July 09, 2007
I've done some posts on the Festival's Saturday sessions at junk for code here and here; on Hilary Charlesworth's Dame Roma Mitchell Oration at philosophy.com and on social trauma (traumascapes) at philosophical conversations. It was difficult to attend every session on Saturday (overload given domestic obligations), and then to write about it late at night or very early in the morning.
Stu has some very good comments at Le Rayon Vet; Kim raises interesting comments on blogging the Festival at Larvatus Prodeo whilst Mark, at the same blog, discusses urbanism and ideas and blogging. He says:
One of the ironies, I think, of city based Festivals of Ideas is that they don’t provide an actual space, very often, or often enough, for civic discussion about the shape and feel and lived experience of urbanism. I think that’s something we could do with much more of, and perhaps something that with its power to create virtual commons, the blogosphere might be able to contribute to. Intensely personal experiences of urban life, and histories, can transcend the self-referential, because, after all, the greatness of cities lies in the weaving together of narratives with common reference points
Urbanism surfaced around water issues and the need to make the shift to sustainable cities as a response to climate change.
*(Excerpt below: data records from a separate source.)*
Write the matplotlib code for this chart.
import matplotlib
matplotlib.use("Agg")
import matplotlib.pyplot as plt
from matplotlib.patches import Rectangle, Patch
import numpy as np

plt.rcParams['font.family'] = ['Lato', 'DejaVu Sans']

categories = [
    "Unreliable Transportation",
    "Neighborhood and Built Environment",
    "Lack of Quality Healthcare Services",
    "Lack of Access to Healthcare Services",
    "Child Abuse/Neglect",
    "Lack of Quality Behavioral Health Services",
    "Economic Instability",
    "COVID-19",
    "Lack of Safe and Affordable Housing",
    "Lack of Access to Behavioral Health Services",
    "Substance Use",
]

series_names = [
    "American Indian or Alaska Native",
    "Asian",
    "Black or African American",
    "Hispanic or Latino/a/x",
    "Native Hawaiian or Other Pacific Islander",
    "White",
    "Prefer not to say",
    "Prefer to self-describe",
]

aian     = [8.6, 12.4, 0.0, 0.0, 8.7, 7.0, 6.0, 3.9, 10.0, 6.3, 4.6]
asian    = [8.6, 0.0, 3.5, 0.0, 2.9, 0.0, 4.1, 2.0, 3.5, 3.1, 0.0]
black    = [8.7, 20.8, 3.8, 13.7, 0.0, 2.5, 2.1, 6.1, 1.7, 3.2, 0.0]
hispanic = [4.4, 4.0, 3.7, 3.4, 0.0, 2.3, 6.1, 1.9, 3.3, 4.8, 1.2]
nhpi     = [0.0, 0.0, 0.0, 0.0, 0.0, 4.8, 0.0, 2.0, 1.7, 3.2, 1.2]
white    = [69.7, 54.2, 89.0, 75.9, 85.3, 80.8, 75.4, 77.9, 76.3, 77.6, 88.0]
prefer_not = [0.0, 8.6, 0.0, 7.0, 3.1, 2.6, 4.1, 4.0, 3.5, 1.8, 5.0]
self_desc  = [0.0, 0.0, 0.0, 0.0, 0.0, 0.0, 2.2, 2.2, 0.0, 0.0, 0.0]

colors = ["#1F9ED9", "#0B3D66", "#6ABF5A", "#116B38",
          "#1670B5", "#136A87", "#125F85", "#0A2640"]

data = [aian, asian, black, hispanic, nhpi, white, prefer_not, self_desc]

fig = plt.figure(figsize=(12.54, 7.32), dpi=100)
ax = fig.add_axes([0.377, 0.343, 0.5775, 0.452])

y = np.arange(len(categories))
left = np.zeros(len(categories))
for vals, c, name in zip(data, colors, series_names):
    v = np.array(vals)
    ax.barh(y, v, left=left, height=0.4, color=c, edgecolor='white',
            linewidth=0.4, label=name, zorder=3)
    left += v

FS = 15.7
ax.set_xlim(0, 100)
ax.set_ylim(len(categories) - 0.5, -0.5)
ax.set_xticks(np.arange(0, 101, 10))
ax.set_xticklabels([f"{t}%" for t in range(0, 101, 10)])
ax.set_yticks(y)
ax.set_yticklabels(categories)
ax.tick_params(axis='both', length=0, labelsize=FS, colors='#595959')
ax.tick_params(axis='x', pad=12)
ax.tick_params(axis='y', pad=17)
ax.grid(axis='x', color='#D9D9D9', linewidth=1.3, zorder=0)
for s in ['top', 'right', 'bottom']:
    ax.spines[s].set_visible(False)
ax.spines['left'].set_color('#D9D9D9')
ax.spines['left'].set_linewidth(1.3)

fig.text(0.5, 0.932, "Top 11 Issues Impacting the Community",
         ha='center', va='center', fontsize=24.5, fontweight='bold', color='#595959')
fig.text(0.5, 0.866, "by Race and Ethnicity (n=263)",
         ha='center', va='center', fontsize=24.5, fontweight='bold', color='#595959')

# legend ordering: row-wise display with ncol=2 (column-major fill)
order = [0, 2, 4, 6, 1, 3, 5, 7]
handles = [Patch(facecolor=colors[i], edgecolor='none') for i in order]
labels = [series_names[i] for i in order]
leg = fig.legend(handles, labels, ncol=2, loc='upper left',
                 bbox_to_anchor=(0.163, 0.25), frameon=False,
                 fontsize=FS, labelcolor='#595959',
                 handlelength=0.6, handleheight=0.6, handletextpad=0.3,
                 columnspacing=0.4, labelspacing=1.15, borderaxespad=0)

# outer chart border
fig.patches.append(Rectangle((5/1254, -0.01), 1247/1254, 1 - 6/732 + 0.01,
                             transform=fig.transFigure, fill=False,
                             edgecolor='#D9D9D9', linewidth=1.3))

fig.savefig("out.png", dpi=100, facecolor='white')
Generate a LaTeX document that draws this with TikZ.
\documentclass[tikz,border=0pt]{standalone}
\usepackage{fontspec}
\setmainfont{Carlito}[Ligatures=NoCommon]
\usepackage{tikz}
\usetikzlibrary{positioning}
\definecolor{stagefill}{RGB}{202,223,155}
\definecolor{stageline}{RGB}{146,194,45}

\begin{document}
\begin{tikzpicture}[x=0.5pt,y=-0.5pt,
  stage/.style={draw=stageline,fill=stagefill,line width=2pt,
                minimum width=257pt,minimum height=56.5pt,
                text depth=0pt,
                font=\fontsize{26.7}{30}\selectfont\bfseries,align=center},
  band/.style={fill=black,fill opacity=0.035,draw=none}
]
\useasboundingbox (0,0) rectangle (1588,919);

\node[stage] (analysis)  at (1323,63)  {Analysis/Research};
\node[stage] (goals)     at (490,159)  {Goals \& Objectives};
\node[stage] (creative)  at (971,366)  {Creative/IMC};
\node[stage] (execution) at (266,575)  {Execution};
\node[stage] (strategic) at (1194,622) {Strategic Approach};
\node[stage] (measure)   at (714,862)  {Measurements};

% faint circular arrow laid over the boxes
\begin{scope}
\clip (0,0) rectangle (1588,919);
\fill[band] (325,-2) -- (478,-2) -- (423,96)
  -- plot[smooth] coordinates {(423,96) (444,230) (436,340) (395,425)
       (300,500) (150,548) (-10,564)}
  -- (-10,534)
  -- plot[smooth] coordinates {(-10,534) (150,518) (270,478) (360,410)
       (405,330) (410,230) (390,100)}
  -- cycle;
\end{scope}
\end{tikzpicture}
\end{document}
But this was limited to water (desalinisation plants and recycling) with energy on the frringes.
Climate Change was everywhere in the Festival and a warmed-up Australia was widely acknowledged to be our future. Urbanism in a warm world was not really tackled, despite the Festival's theme of which way to the future. It falls upon a Festival of Ideas to do think this---- to introduce themes once discussed by the disbanded Commission of the Future. Since the media are obsesssed with the mining boom, Australia needing to be on its meetle if it is to remain globally competitive, wealth creation, not meddling in the self-organizing market and protecting our prosperty from the evil Other who hates us, public spaces need to be created to think critically and strategically about our future in a global world.
For instance, the Australian Financial Review, reputed to be the best of the quality media in Australia, is mostly concerned with economic growth and infrastructure bottlenecks disconnected from a warming Australia. So is most economic public policy. Thus the CEDA Report entitled Competing from Australia, which addresses global challenges facing Australia does not even consider climate change. Yet the Report says that it takes the first truly 21st-century look at Australia's trade and investment capacity in the globalising world economy! Since climate change is an example of market failure at its most starkest and confronting, we can infer that both the AFR and CEDA are in denial mode.
So it falls upon a Festival of Ideas to create the much needed public space--a space to foster a counter discourse to the traditional economic discourse of the AFR and the economic think tanks that presuppose that the be all and end all of economic policy is rolling back regulation to allow the market to sizzle and burn.